> Given request: Reproduce the listing word for word. Skip any image.

> Data provided:
* start *
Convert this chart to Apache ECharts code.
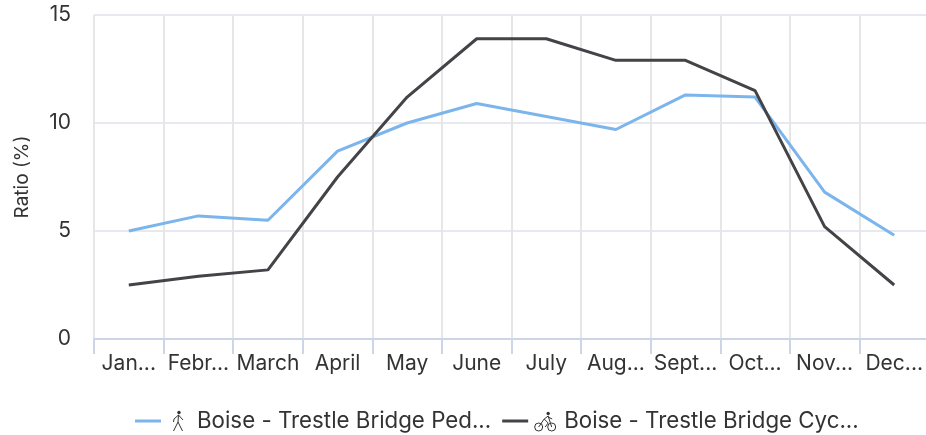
<!DOCTYPE html>
<html>
<head>
<meta charset="utf-8">
<script src="https://cdn.jsdelivr.net/npm/echarts@6/dist/echarts.min.js"></script>
<style>
  html, body { margin: 0; padding: 0; background: #fff; }
  #chart { width: 926px; height: 435px; }
</style>
</head>
<body>
<div id="chart"></div>
<script>
var categories = ["Jan...", "Febr...", "March", "April", "May", "June", "July", "Aug...", "Sept...", "Oct...", "Nov...", "Dec..."];
var yTicks = [0, 5, 10, 15];
var pedName = "Boise - Trestle Bridge Ped...";
var cycName = "Boise - Trestle Bridge Cyc...";
var pedValues = [5, 5.7, 5.5, 8.7, 10, 10.9, 10.3, 9.7, 11.3, 11.2, 6.8, 4.8];
var cycValues = [2.5, 2.9, 3.2, 7.5, 11.2, 13.9, 13.9, 12.9, 12.9, 11.5, 5.2, 2.5];

var fontName = "Inter";
var textColor = "#333333";

// legend icons, the page can't load the original icon font
function svgIcon(body) {
  return "data:image/svg+xml;charset=utf-8," + encodeURIComponent(
    '<svg xmlns="http://www.w3.org/2000/svg" width="24" height="24" viewBox="0 0 24 24" fill="none" stroke="#333" stroke-width="1">' + body + "</svg>"
  );
}
var walkIcon = svgIcon('<circle cx="13" cy="3.5" r="1.7" fill="#333" stroke="none"/><path d="M12.5 6 L8 10 L7.5 13 M12.5 6 L17 11 M12.5 6 L12 13 L7.5 22 M12 13 L16.5 22"/>');
var bikeIcon = svgIcon('<circle cx="5.5" cy="18" r="4"/><circle cx="18.5" cy="18" r="4"/><circle cx="15" cy="4.5" r="1.7" fill="#333" stroke="none"/><path d="M5.5 18 L11 10 L15 7 L18.5 18 M11 10 L15 14 L12 18 M15 8 L19 10"/>');

var myChart = echarts.init(document.getElementById("chart"));

var option = {
  animation: false,
  textStyle: { fontFamily: fontName },
  grid: { left: 94, top: 15, width: 835, height: 324, containLabel: false, outerBoundsMode: "none" },
  legend: {
    left: 135,
    top: 409,
    itemWidth: 26,
    itemHeight: 3,
    itemGap: 11,
    padding: 0,
    icon: "rect",
    data: [pedName, cycName],
    formatter: function (name) {
      return (name === pedName ? "{walk|}" : "{bike|}") + "{txt|" + name + "}";
    },
    textStyle: {
      rich: {
        walk: { width: 24, height: 24, align: "center", backgroundColor: { image: walkIcon } },
        bike: { width: 24, height: 24, align: "center", backgroundColor: { image: bikeIcon } },
        txt: { fontFamily: fontName, fontSize: 22.3, color: textColor, padding: [0, 0, 0, 7] }
      }
    }
  },
  xAxis: {
    type: "category",
    data: categories,
    boundaryGap: true,
    axisLine: { lineStyle: { color: "#ccd6eb", width: 2 } },
    axisTick: { show: true, length: 15, lineStyle: { color: "#ccd6eb", width: 2 } },
    axisLabel: { interval: 0, margin: 14, fontSize: 21, color: textColor, fontFamily: fontName },
    splitLine: { show: true, interval: 0, lineStyle: { color: "#e6e6e6", width: 2 } }
  },
  yAxis: {
    type: "value",
    min: yTicks[0],
    max: yTicks[yTicks.length - 1],
    interval: 5,
    name: "Ratio (%)",
    nameLocation: "middle",
    nameGap: 62,
    nameTextStyle: { fontSize: 19, color: textColor, fontFamily: fontName },
    axisLine: { show: false },
    axisTick: { show: false },
    axisLabel: { margin: 23, fontSize: 21, color: textColor, fontFamily: fontName, padding: [0, 0, 4, 0] },
    splitLine: { show: true, lineStyle: { color: "#e6e9f0", width: 2 } }
  },
  series: [
    {
      name: pedName,
      type: "line",
      data: pedValues,
      showSymbol: false,
      lineStyle: { color: "#7cb5ec", width: 3 },
      itemStyle: { color: "#7cb5ec" }
    },
    {
      name: cycName,
      type: "line",
      data: cycValues,
      showSymbol: false,
      lineStyle: { color: "#434348", width: 3 },
      itemStyle: { color: "#434348" }
    }
  ]
};

myChart.setOption(option);
</script>
</body>
</html>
* end *
> Final result:
Convert this chart to Apache ECharts code.
<!DOCTYPE html>
<html>
<head>
<meta charset="utf-8">
<script src="https://cdn.jsdelivr.net/npm/echarts@6/dist/echarts.min.js"></script>
<style>
  html, body { margin: 0; padding: 0; background: #fff; }
  #chart { width: 926px; height: 435px; }
</style>
</head>
<body>
<div id="chart"></div>
<script>
var categories = ["Jan...", "Febr...", "March", "April", "May", "June", "July", "Aug...", "Sept...", "Oct...", "Nov...", "Dec..."];
var yTicks = [0, 5, 10, 15];
var pedName = "Boise - Trestle Bridge Ped...";
var cycName = "Boise - Trestle Bridge Cyc...";
var pedValues = [5, 5.7, 5.5, 8.7, 10, 10.9, 10.3, 9.7, 11.3, 11.2, 6.8, 4.8];
var cycValues = [2.5, 2.9, 3.2, 7.5, 11.2, 13.9, 13.9, 12.9, 12.9, 11.5, 5.2, 2.5];

var fontName = "Inter";
var textColor = "#333333";

// legend icons, the page can't load the original icon font
function svgIcon(body) {
  return "data:image/svg+xml;charset=utf-8," + encodeURIComponent(
    '<svg xmlns="http://www.w3.org/2000/svg" width="24" height="24" viewBox="0 0 24 24" fill="none" stroke="#333" stroke-width="1">' + body + "</svg>"
  );
}
var walkIcon = svgIcon('<circle cx="13" cy="3.5" r="1.7" fill="#333" stroke="none"/><path d="M12.5 6 L8 10 L7.5 13 M12.5 6 L17 11 M12.5 6 L12 13 L7.5 22 M12 13 L16.5 22"/>');
var bikeIcon = svgIcon('<circle cx="5.5" cy="18" r="4"/><circle cx="18.5" cy="18" r="4"/><circle cx="15" cy="4.5" r="1.7" fill="#333" stroke="none"/><path d="M5.5 18 L11 10 L15 7 L18.5 18 M11 10 L15 14 L12 18 M15 8 L19 10"/>');

var myChart = echarts.init(document.getElementById("chart"));

var option = {
  animation: false,
  textStyle: { fontFamily: fontName },
  grid: { left: 94, top: 15, width: 835, height: 324, containLabel: false, outerBoundsMode: "none" },
  legend: {
    left: 135,
    top: 409,
    itemWidth: 26,
    itemHeight: 3,
    itemGap: 11,
    padding: 0,
    icon: "rect",
    data: [pedName, cycName],
    formatter: function (name) {
      return (name === pedName ? "{walk|}" : "{bike|}") + "{txt|" + name + "}";
    },
    textStyle: {
      rich: {
        walk: { width: 24, height: 24, align: "center", backgroundColor: { image: walkIcon } },
        bike: { width: 24, height: 24, align: "center", backgroundColor: { image: bikeIcon } },
        txt: { fontFamily: fontName, fontSize: 22.3, color: textColor, padding: [0, 0, 0, 7] }
      }
    }
  },
  xAxis: {
    type: "category",
    data: categories,
    boundaryGap: true,
    axisLine: { lineStyle: { color: "#ccd6eb", width: 2 } },
    axisTick: { show: true, length: 15, lineStyle: { color: "#ccd6eb", width: 2 } },
    axisLabel: { interval: 0, margin: 14, fontSize: 21, color: textColor, fontFamily: fontName },
    splitLine: { show: true, interval: 0, lineStyle: { color: "#e6e6e6", width: 2 } }
  },
  yAxis: {
    type: "value",
    min: yTicks[0],
    max: yTicks[yTicks.length - 1],
    interval: 5,
    name: "Ratio (%)",
    nameLocation: "middle",
    nameGap: 62,
    nameTextStyle: { fontSize: 19, color: textColor, fontFamily: fontName },
    axisLine: { show: false },
    axisTick: { show: false },
    axisLabel: { margin: 23, fontSize: 21, color: textColor, fontFamily: fontName, padding: [0, 0, 4, 0] },
    splitLine: { show: true, lineStyle: { color: "#e6e9f0", width: 2 } }
  },
  series: [
    {
      name: pedName,
      type: "line",
      data: pedValues,
      showSymbol: false,
      lineStyle: { color: "#7cb5ec", width: 3 },
      itemStyle: { color: "#7cb5ec" }
    },
    {
      name: cycName,
      type: "line",
      data: cycValues,
      showSymbol: false,
      lineStyle: { color: "#434348", width: 3 },
      itemStyle: { color: "#434348" }
    }
  ]
};

myChart.setOption(option);
</script>
</body>
</html>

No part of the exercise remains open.